→ Written instruction:
Identify the lines containing the word "that". Copy each one.

→ Extracted entries:
______
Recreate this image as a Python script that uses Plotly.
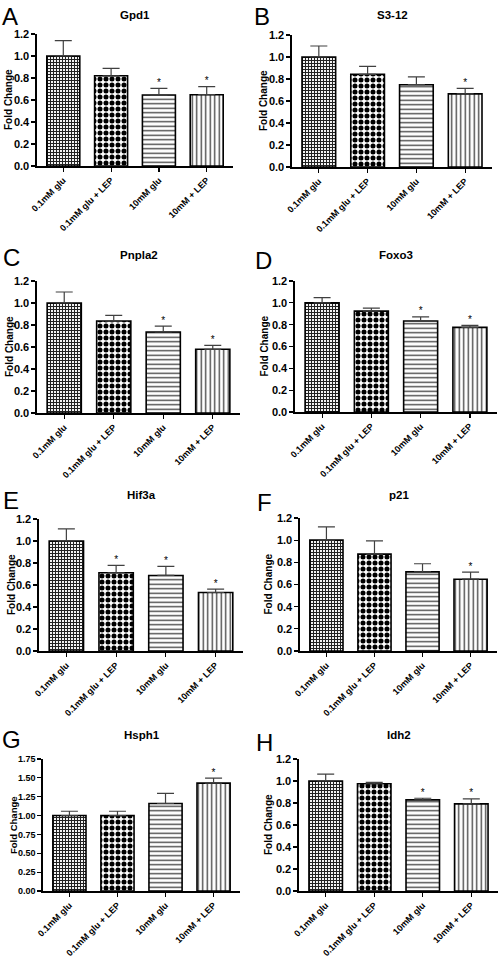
______
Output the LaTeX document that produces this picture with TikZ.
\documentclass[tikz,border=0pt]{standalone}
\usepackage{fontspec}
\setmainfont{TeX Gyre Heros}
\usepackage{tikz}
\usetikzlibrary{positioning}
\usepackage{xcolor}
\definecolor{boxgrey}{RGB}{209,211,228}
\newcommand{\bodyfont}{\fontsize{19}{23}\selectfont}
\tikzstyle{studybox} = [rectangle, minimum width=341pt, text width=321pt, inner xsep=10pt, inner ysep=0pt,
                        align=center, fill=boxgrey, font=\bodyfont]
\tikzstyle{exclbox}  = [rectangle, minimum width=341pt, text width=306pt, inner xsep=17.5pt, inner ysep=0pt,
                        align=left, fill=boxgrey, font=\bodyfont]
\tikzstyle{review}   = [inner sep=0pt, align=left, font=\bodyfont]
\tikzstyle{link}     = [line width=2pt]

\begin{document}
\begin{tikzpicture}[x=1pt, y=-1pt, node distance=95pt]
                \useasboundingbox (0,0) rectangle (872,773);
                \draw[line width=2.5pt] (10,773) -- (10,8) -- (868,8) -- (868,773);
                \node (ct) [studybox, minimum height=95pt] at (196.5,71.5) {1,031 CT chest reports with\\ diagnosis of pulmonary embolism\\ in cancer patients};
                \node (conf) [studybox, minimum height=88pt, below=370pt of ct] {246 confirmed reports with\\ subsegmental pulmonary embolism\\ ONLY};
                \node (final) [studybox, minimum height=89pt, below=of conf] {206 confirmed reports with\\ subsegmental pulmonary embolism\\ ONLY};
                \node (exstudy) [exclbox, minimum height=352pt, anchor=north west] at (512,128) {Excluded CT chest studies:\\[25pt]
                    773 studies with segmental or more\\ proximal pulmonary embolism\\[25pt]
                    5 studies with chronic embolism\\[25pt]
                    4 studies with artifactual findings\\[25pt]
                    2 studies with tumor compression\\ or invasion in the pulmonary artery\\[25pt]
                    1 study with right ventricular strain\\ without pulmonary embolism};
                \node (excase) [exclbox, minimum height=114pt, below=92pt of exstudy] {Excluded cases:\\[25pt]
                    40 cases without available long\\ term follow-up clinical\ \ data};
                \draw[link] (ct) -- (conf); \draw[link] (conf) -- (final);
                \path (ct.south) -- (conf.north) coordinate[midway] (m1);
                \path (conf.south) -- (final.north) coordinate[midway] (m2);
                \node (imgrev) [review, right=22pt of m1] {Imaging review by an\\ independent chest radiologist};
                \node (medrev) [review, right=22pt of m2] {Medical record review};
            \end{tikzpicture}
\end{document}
______
→ Exercise response:
Recreate this image as a Python script that uses Plotly.
Output the LaTeX document that produces this picture with TikZ.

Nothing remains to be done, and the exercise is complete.